Keyvanfar, 18, told J. that being Jewish on her embattled campus has — whether she wants it or not — turned her into a kind of Israel spokesperson.

“Unfortunately, as a Jew on a campus, I’ve become an ambassador for Israel, needing to know every fact to defend its existence, which is unfair but it’s the reality of the situation,” she said. “I wanted to equip myself with as many facts as possible … to be knowledgeable about Israel and to defend its existence against the haters.”

The institute, which is self-funded from outside sources, was founded as part of Berkeley’s law school in 2011. It has sponsored more than 100 courses, coordinated learning programs in Israel and brought visiting professors from Israel to teach at Cal during their sabbatical years.

Permanent faculty, including Hassner and Ethan Katz, an associate professor of history and Jewish studies and faculty director of Cal’s Center for Jewish Studies, will teach the minor’s courses, as will visiting professors from Israel.

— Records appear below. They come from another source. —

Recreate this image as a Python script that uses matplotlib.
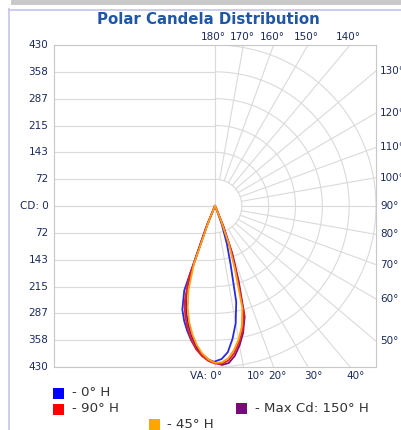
import numpy as np
import matplotlib.pyplot as plt
from matplotlib.patches import Rectangle
from matplotlib.lines import Line2D

# vertical angles (deg from nadir)
va = [0, 2.5, 5, 7.5, 10, 12.5, 15, 17.5, 20, 22.5, 25, 27.5, 30]

# candela values, right half / left half (opposite plane)
cd_0h = [415, 409, 392, 358, 318, 262, 160, 105, 55, 20, 0, 0, 0]
cd_180h = [417, 412, 400, 384, 365, 342, 318, 290, 240, 65, 8, 0, 0]
cd_90h = [421, 422, 414, 396, 370, 340, 300, 195, 125, 50, 10, 0, 0]
cd_270h = [421, 414, 402, 386, 363, 336, 306, 272, 205, 52, 5, 0, 0]
cd_45h = [419, 418, 408, 388, 362, 330, 282, 175, 110, 40, 5, 0, 0]
cd_225h = [419, 410, 395, 374, 348, 318, 282, 236, 165, 42, 5, 0, 0]
cd_150h = [418, 425, 421, 404, 378, 347, 306, 210, 135, 60, 12, 0, 0]
cd_330h = [418, 410, 397, 379, 355, 327, 296, 258, 192, 52, 5, 0, 0]

cd_max = 430
cd_ticks = [cd_max * k / 6 for k in range(7)]
cd_labels = ['CD: 0', '72', '143', '215', '287', '358', '430']
top_angles = [180, 170, 160, 150, 140]
right_angles = [130, 120, 110, 100, 90, 80, 70, 60, 50]
bottom_angles = [0, 10, 20, 30, 40]

W, H = 401, 430
fig = plt.figure(figsize=(W / 100, H / 100), dpi=100)
fig.patch.set_facecolor('white')

# panel frame
fig.add_artist(Line2D([13 / W, 1], [1 - 2 / H, 1 - 2 / H], color='#c8c8c8', lw=3.5))
fig.add_artist(Line2D([8.5 / W, 8.5 / W], [0, 1 - 9 / H], color='#c4c4ec', lw=1.2))
fig.add_artist(Line2D([8.5 / W, 1], [1 - 9.5 / H, 1 - 9.5 / H], color='#c4c4ec', lw=1.2))

ax = fig.add_axes([54 / W, 1 - 367 / H, 322 / W, 322 / H])
ax.set_xlim(-cd_max, cd_max)
ax.set_ylim(-cd_max, cd_max)
ax.set_xticks([])
ax.set_yticks([])
for s in ax.spines.values():
    s.set_color('#c8c8c8')
    s.set_linewidth(0.8)

grid_c = '#dadada'
# left half: horizontal lines
for v in cd_ticks:
    ax.plot([-cd_max, 0], [v, v], color=grid_c, lw=0.8, zorder=1)
    ax.plot([-cd_max, 0], [-v, -v], color=grid_c, lw=0.8, zorder=1)
ax.plot([0, 0], [-cd_max, cd_max], color=grid_c, lw=0.8, zorder=1)
# right half: arcs
phi = np.linspace(-np.pi / 2, np.pi / 2, 200)
for r in cd_ticks[1:]:
    ax.plot(r * np.cos(phi), r * np.sin(phi), color=grid_c, lw=0.8, zorder=1)
# radial lines
for a in range(10, 180, 10):
    t = np.radians(a)
    dx, dy = np.sin(t), -np.cos(t)
    lim = min(cd_max / abs(dx), cd_max / abs(dy) if abs(dy) > 1e-9 else 1e9)
    r0 = cd_ticks[1]
    ax.plot([r0 * dx, lim * dx], [r0 * dy, lim * dy], color=grid_c, lw=0.8, zorder=1)

lab_c = '#1b2a5e'
fs = 7.5
for v, lab in zip(cd_ticks, cd_labels):
    ax.annotate(lab, (-cd_max, v), xytext=(-4, 0), textcoords='offset points',
                ha='right', va='center', fontsize=fs, color=lab_c, annotation_clip=False)
    if v > 0:
        ax.annotate(lab, (-cd_max, -v), xytext=(-4, 0), textcoords='offset points',
                    ha='right', va='center', fontsize=fs, color=lab_c, annotation_clip=False)

for a in top_angles:
    x = cd_max * np.tan(np.radians(180 - a))
    ax.annotate(f'{a}°', (x, cd_max), xytext=(-1, 2), textcoords='offset points',
                ha='center', va='bottom', fontsize=fs, color=lab_c, annotation_clip=False)
for a in right_angles:
    t = np.radians(a)
    y = -cd_max * np.cos(t) / np.sin(t)
    ax.annotate(f'{a}°', (cd_max, y), xytext=(3, 0), textcoords='offset points',
                ha='left', va='center', fontsize=fs, color=lab_c, annotation_clip=False)
bottom_off = {0: 5, 10: 9, 20: 3, 30: 4, 40: 4}
for a in bottom_angles:
    x = cd_max * np.tan(np.radians(a))
    lab = 'VA: 0°' if a == 0 else f'{a}°'
    ha = 'right' if a == 0 else 'center'
    ax.annotate(lab, (x, -cd_max), xytext=(bottom_off[a], -3), textcoords='offset points',
                ha=ha, va='top', fontsize=fs, color=lab_c, annotation_clip=False)


def trace(right, left):
    a = np.radians(va)
    r = np.array(right, float)
    l = np.array(left, float)
    xs = np.concatenate([-(l * np.sin(a))[::-1], r * np.sin(a)])
    ys = np.concatenate([-(l * np.cos(a))[::-1], -r * np.cos(a)])
    return xs, ys


curves = [
    (cd_0h, cd_180h, '#2a2ae0'),
    (cd_150h, cd_330h, '#7a1080'),
    (cd_90h, cd_270h, '#e82020'),
    (cd_45h, cd_225h, '#ffa010'),
]
for right, left, c in curves:
    xs, ys = trace(right, left)
    ax.plot(xs, ys, color=c, lw=1.3, zorder=3)

fig.text(208 / W, 1 - 19 / H, 'Polar Candela Distribution', ha='center', va='center',
         fontsize=10.8, fontweight='bold', color='#1f57a4')

# legend
legend = [
    (59, 393, '#0000ff', '- 0° H'),
    (59, 409, '#ff0000', '- 90° H'),
    (242, 408, '#7a0a7a', '- Max Cd: 150° H'),
    (154, 424, '#ffa500', '- 45° H'),
]
for cx, cy, c, lab in legend:
    fig.add_artist(Rectangle(((cx - 5.5) / W, 1 - (cy + 5.5) / H), 11 / W, 11 / H,
                             transform=fig.transFigure, color=c, lw=0))
    fig.text((cx + 13) / W, 1 - cy / H, lab, ha='left', va='center', fontsize=9.6, color='#333333')

fig.savefig('out.png', dpi=100)
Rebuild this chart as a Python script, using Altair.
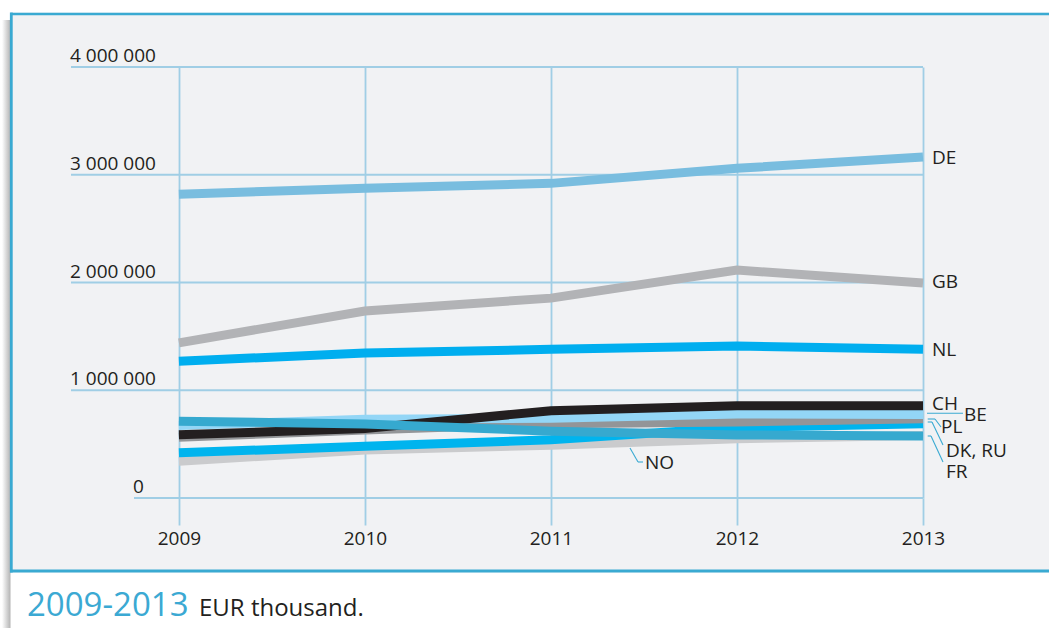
import altair as alt
import pandas as pd

# ---- data (EUR thousand) ----
years = [2009, 2010, 2011, 2012, 2013]

de = [2820000, 2875000, 2920000, 3060000, 3165000]
gb = [1440000, 1735000, 1855000, 2115000, 1995000]
nl = [1270000, 1345000, 1380000, 1410000, 1380000]
ch = [587000, 645000, 810000, 855000, 855000]
be = [673000, 730000, 740000, 780000, 775000]
pl = [564000, 630000, 690000, 705000, 735000]
dk_ru = [420000, 480000, 540000, 655000, 690000]
fr = [713000, 687000, 620000, 585000, 575000]
no = [342000, 445000, 490000, 550000, 580000]

# drawn back to front
series = ["NO", "DK, RU", "PL", "BE", "CH", "FR", "NL", "GB", "DE"]
series_values = [no, dk_ru, pl, be, ch, fr, nl, gb, de]
series_colors = ["#cacbcd", "#00b4ee", "#939598", "#93d6f6", "#231f20",
                 "#36a9cf", "#00aeef", "#b2b3b6", "#79bddf"]

y_ticks = [0, 1000000, 2000000, 3000000, 4000000]
y_tick_labels = ["0", "1 000 000", "2 000 000", "3 000 000", "4 000 000"]

# ---- styling ----
FONT = "Open Sans"
INK = "#231f20"
GRID = "#a0cee5"
FRAME = "#3aaad2"
PANEL = "#f1f2f4"
W, H = 852, 431
PAD = {"left": 71, "top": 67, "right": 126, "bottom": 130}

rows = []
for name, vals in zip(series, series_values):
    for yr, v in zip(years, vals):
        rows.append({"series": name, "year": yr, "value": v})
df = pd.DataFrame(rows)
ticks_df = pd.DataFrame({"value": y_ticks, "label": y_tick_labels})
one = pd.DataFrame({"k": [0]})

x_axis = alt.Axis(values=years, format="d", title=None, grid=True,
                  gridColor=GRID, gridWidth=1.8, domain=False, ticks=True,
                  tickSize=27, tickColor=GRID, tickWidth=1.8,
                  labelFont=FONT, labelFontSize=19, labelColor=INK,
                  labelPadding=4, labelFlush=False, labelOverlap=False)
x_enc = alt.X("year:Q", scale=alt.Scale(domain=[2008.42, 2013], nice=False, zero=False),
              axis=x_axis)
y_enc = alt.Y("value:Q", scale=alt.Scale(domain=[0, 4000000], nice=False), axis=None)


def box(x1, x2, y1, y2, fill):
    return alt.Chart(one).mark_rect(fill=fill).encode(
        x=alt.value(x1), x2=alt.value(x2), y=alt.value(y1), y2=alt.value(y2))


def seg(x1, y1, x2, y2, color=FRAME, width=1.2):
    # pixel offsets relative to the plot origin
    return alt.Chart(one).mark_rule(color=color, strokeWidth=width).encode(
        x=alt.value(x1), x2=alt.value(x2), y=alt.value(y1), y2=alt.value(y2))


layers = []

# white page around the framed panel, with a soft shadow on the left
right_edge = W + PAD["right"]
layers.append(box(-PAD["left"], right_edge, -PAD["top"], -54.4, "white"))
layers.append(box(-PAD["left"], -61, -PAD["top"], H + PAD["bottom"], "white"))
layers.append(box(-61, right_edge, 505.5, H + PAD["bottom"], "white"))
shadow = alt.LinearGradient(
    gradient="linear", x1=0, x2=1, y1=0, y2=0,
    stops=[alt.GradientStop(offset=0, color="#ffffff"),
           alt.GradientStop(offset=1, color="#b3b3b3")])
layers.append(alt.Chart(one).mark_rect(fill=shadow).encode(
    x=alt.value(-69), x2=alt.value(-60.5), y=alt.value(-47), y2=alt.value(H + PAD["bottom"])))
layers.append(seg(-59.7, -53, right_edge, -53, FRAME, 2.7))
layers.append(seg(-59.7, -54.4, -59.7, 505.5, FRAME, 2.8))
layers.append(seg(-61, 504, right_edge, 504, FRAME, 3))

# horizontal gridlines and their labels
layers.append(alt.Chart(ticks_df).transform_filter("datum.value > 0").mark_rule(
    color=GRID, strokeWidth=1.8).encode(y=y_enc, x=alt.value(0), x2=alt.value(W)))
layers.append(alt.Chart(ticks_df).transform_filter("datum.value == 0").mark_rule(
    color=GRID, strokeWidth=1.8).encode(y=y_enc, x=alt.value(63), x2=alt.value(W)))
tick_text = dict(align="left", baseline="alphabetic", dy=-5, font=FONT,
                 fontSize=19, color=INK)
layers.append(alt.Chart(ticks_df).transform_filter("datum.value > 0").mark_text(
    **tick_text).encode(y=y_enc, x=alt.value(-1), text="label:N"))
layers.append(alt.Chart(ticks_df).transform_filter("datum.value == 0").mark_text(
    **tick_text).encode(y=y_enc, x=alt.value(62), text="label:N"))

# country lines
for name, color in zip(series, series_colors):
    layers.append(alt.Chart(df).transform_filter(alt.datum.series == name).mark_line(
        color=color, strokeWidth=9, strokeCap="butt", strokeJoin="miter"
    ).encode(x=x_enc, y=y_enc))

# country labels (anchor year, dx, dy)
label_spec = [
    ("DE", 2013, 9, 1),
    ("GB", 2013, 9, -1),
    ("NL", 2013, 9, 1),
    ("CH", 2013, 9, -2),
    ("BE", 2013, 41, 1),
    ("PL", 2013, 18, 8.5),
    ("DK, RU", 2013, 23, 27),
    ("FR", 2013, 23, 36),
    ("NO", 2011, 94, 18),
]
for name, yr, dx, dy in label_spec:
    layers.append(alt.Chart(df).transform_filter(
        (alt.datum.series == name) & (alt.datum.year == yr)
    ).mark_text(align="left", baseline="middle", dx=dx, dy=dy, font=FONT,
                fontSize=19, color=INK).encode(x=x_enc, y=y_enc, text="series:N"))

# leader lines for the crowded labels
ox, oy = PAD["left"], PAD["top"]
leaders = [
    (927, 413.3, 963, 413.3),
    (927.7, 419, 935, 419), (935, 419, 941, 427),
    (927.7, 422, 932, 422), (932, 422, 943, 445),
    (927.7, 436, 931, 436), (931, 436, 943, 462),
    (630, 448, 638, 462), (638, 462, 643, 462),
]
for x1, y1, x2, y2 in leaders:
    layers.append(seg(x1 - ox, y1 - oy, x2 - ox, y2 - oy, FRAME, 1.1))

# caption under the panel
layers.append(alt.Chart(one).mark_text(
    align="left", baseline="alphabetic", font=FONT, fontSize=33, color="#3ba9d3"
).encode(x=alt.value(-44), y=alt.value(549), text=alt.value("2009-2013")))
layers.append(alt.Chart(one).mark_text(
    align="left", baseline="alphabetic", font=FONT, fontSize=24, color=INK
).encode(x=alt.value(128), y=alt.value(549), text=alt.value("EUR thousand.")))

chart = alt.layer(*layers).properties(
    width=W, height=H, padding=PAD,
    autosize=alt.AutoSizeParams(type="none"),
    background=PANEL,
).configure_view(stroke=None)

chart.save("out.html", embed_options={"renderer": "svg", "actions": False})
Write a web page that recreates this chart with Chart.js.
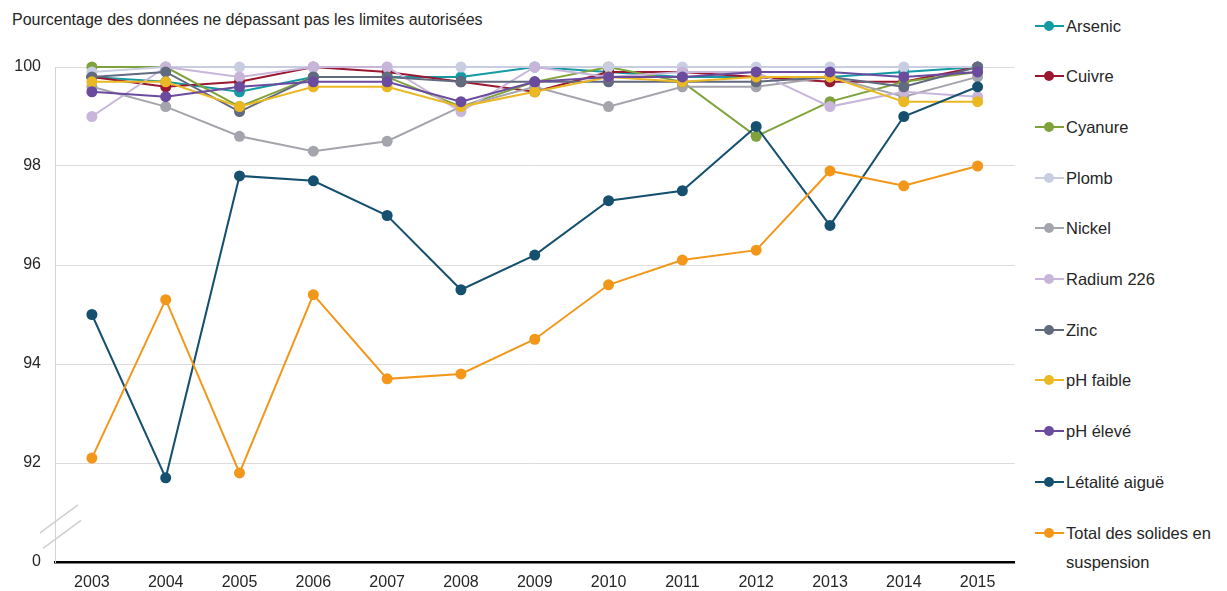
<!DOCTYPE html>
<html lang="fr">
<head>
<meta charset="UTF-8">
<title>Pourcentage des données ne dépassant pas les limites autorisées</title>
<script src="https://cdn.jsdelivr.net/npm/chart.js"></script>
<style>
    body {
        margin: 0;
        width: 1227px;
        height: 591px;
        background: #ffffff;
        font-family: 'Liberation Sans', Arial, sans-serif;
        color: #262626;
        position: relative;
        overflow: hidden;
    }

    #title {
        position: absolute;
        left: 12px;
        top: 11px;
        font-size: 16px;
    }

    #chart-box {
        position: absolute;
        left: 0;
        top: 0;
        width: 1020px;
        height: 591px;
    }

    #legend .item {
        position: absolute;
        left: 1035px;
        font-size: 16.5px;
        line-height: 29px;
        display: flex;
        align-items: flex-start;
    }

    #legend .mark {
        position: relative;
        width: 29px;
        height: 29px;
        flex: none;
    }

    #legend .mark .ln {
        position: absolute;
        left: 0;
        top: 13px;
        width: 29px;
        height: 2px;
    }

    #legend .mark .dot {
        position: absolute;
        left: 9px;
        top: 9px;
        width: 10px;
        height: 10px;
        border-radius: 50%;
    }

    #legend .txt {
        margin-left: 2px;
        width: 160px;
    }
</style>
</head>
<body>
<div id="title">Pourcentage des données ne dépassant pas les limites autorisées</div>
<div id="chart-box"><canvas id="lineChart"></canvas></div>
<div id="legend"></div>

<script>
    // données
    const years = ['2003', '2004', '2005', '2006', '2007', '2008', '2009', '2010', '2011', '2012', '2013', '2014', '2015'];

    const arsenic  = [99.8, 99.7, 99.5, 99.8, 99.8, 99.8, 100, 99.9, 99.8, 99.8, 99.8, 99.9, 100];
    const cuivre   = [99.8, 99.6, 99.7, 100, 99.9, 99.7, 99.5, 99.9, 99.9, 99.8, 99.7, 99.7, 100];
    const cyanure  = [100, 100, 99.2, 99.8, 99.8, 99.2, 99.7, 100, 99.7, 98.6, 99.3, 99.7, 99.9];
    const plomb    = [99.9, 100, 100, 100, 100, 100, 100, 100, 100, 100, 100, 100, 100];
    const nickel   = [99.6, 99.2, 98.6, 98.3, 98.5, 99.2, 99.6, 99.2, 99.6, 99.6, 99.8, 99.4, 99.8];
    const radium   = [99.0, 100, 99.8, 100, 100, 99.1, 100, 99.8, 99.9, 99.9, 99.2, 99.5, 99.4];
    const zinc     = [99.8, 99.9, 99.1, 99.8, 99.8, 99.7, 99.7, 99.7, 99.7, 99.7, 99.8, 99.6, 100];
    const phFaible = [99.7, 99.7, 99.2, 99.6, 99.6, 99.2, 99.5, 99.8, 99.7, 99.8, 99.8, 99.3, 99.3];
    const phEleve  = [99.5, 99.4, 99.6, 99.7, 99.7, 99.3, 99.7, 99.8, 99.8, 99.9, 99.9, 99.8, 99.9];
    const letalite = [95.0, 91.7, 97.8, 97.7, 97.0, 95.5, 96.2, 97.3, 97.5, 98.8, 96.8, 99.0, 99.6];
    const tss      = [92.1, 95.3, 91.8, 95.4, 93.7, 93.8, 94.5, 95.6, 96.1, 96.3, 97.9, 97.6, 98.0];

    // axe y coupé : la graduation du bas (90) est affichée comme 0
    const yTickValues = [90, 92, 94, 96, 98, 100];
    const yTickLabels = ['0', '92', '94', '96', '98', '100'];

    const seriesNames = ['Arsenic', 'Cuivre', 'Cyanure', 'Plomb', 'Nickel', 'Radium 226', 'Zinc', 'pH faible', 'pH élevé', 'Létalité aiguë', 'Total des solides en suspension'];
    const seriesData = [arsenic, cuivre, cyanure, plomb, nickel, radium, zinc, phFaible, phEleve, letalite, tss];
    const seriesColors = ['#139aa3', '#9b1730', '#7fa23c', '#c8cde2', '#a4a4ac', '#c7b6da', '#626a80', '#eab823', '#6a4b9e', '#16506f', '#f3971a'];

    // petites barres obliques de coupure sur l'axe y
    const breakMarks = {
        id: 'breakMarks',
        afterDraw(chart) {
            const ctx = chart.ctx;
            const y = chart.scales.y;
            const left = chart.chartArea.left;
            ctx.save();
            ctx.strokeStyle = '#cfcfcf';
            ctx.lineWidth = 1.5;
            [90.87, 90.56].forEach((v, i) => {
                const cy = y.getPixelForValue(v);
                const cx = left + 4 + i * 3;
                ctx.beginPath();
                ctx.moveTo(cx - 19, cy + 14);
                ctx.lineTo(cx + 19, cy - 14);
                ctx.stroke();
            });
            ctx.restore();
        }
    };

    Chart.defaults.font.family = "'Liberation Sans', Arial, sans-serif";
    Chart.defaults.font.size = 16;
    Chart.defaults.color = '#262626';

    const datasets = seriesNames.map((name, i) => ({
        label: name,
        data: seriesData[i],
        borderColor: seriesColors[i],
        backgroundColor: seriesColors[i],
        pointBackgroundColor: seriesColors[i],
        pointBorderColor: seriesColors[i],
        borderWidth: 2,
        pointRadius: 5.5,
        pointBorderWidth: 0,
        tension: 0,
        clip: false,
        order: -i
    }));

    new Chart(document.getElementById('lineChart'), {
        type: 'line',
        data: { labels: years, datasets: datasets },
        options: {
            responsive: true,
            maintainAspectRatio: false,
            animation: false,
            layout: { padding: { top: 67, right: 4, left: 0, bottom: 0 } },
            plugins: {
                legend: { display: false },
                tooltip: { enabled: false }
            },
            scales: {
                x: {
                    offset: true,
                    grid: { display: false, drawTicks: false },
                    border: { color: '#000000', width: 2.5 },
                    ticks: { padding: 11, color: '#262626' },
                    afterFit(scale) { scale.height = 29; }
                },
                y: {
                    min: 90,
                    max: 100,
                    afterBuildTicks(scale) {
                        scale.ticks = yTickValues.map(v => ({ value: v }));
                    },
                    ticks: {
                        padding: 14,
                        color: '#262626',
                        callback: (v) => yTickLabels[yTickValues.indexOf(v)]
                    },
                    grid: {
                        drawTicks: false,
                        color: (c) => c.tick && c.tick.value === 90 ? 'rgba(0,0,0,0)' : '#dcdcdc'
                    },
                    border: { color: '#d4d4d4', width: 1 },
                    afterFit(scale) { scale.width = 55; }
                }
            }
        },
        plugins: [breakMarks]
    });

    // légende à droite
    const legend = document.getElementById('legend');
    seriesNames.forEach((name, i) => {
        const item = document.createElement('div');
        item.className = 'item';
        item.style.top = (26 + i * 50.7 - 14.5) + 'px';
        item.innerHTML = '<div class="mark"><div class="ln" style="background:' + seriesColors[i] + '"></div>' +
            '<div class="dot" style="background:' + seriesColors[i] + '"></div></div>' +
            '<div class="txt">' + name + '</div>';
        legend.appendChild(item);
    });
</script>
</body>
</html>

The announcement follows ongoing unrest on campus by pro-Palestinian and anti-Israel activists following the Oct. 7 Hamas massacre in Israel that sparked the ongoing war and a spike in antisemitism worldwide.

Protesters at Cal, including the UCB Divest Coalition that organized the weekslong tent encampment, have denounced the institute and other Israel-focused academic programs. Pro-Palestinian student groups also protested when the Helen Diller Foundation donated $10 million to the institute in 2021.

“Our name has been mentioned by the Divest Coalition,” Golbert said. “In that sense, anything we do, including the minor, can be a focus of theirs. Our institute has been mentioned numerous times in rallies on the campus, specifically because we view Israel studies as essential.”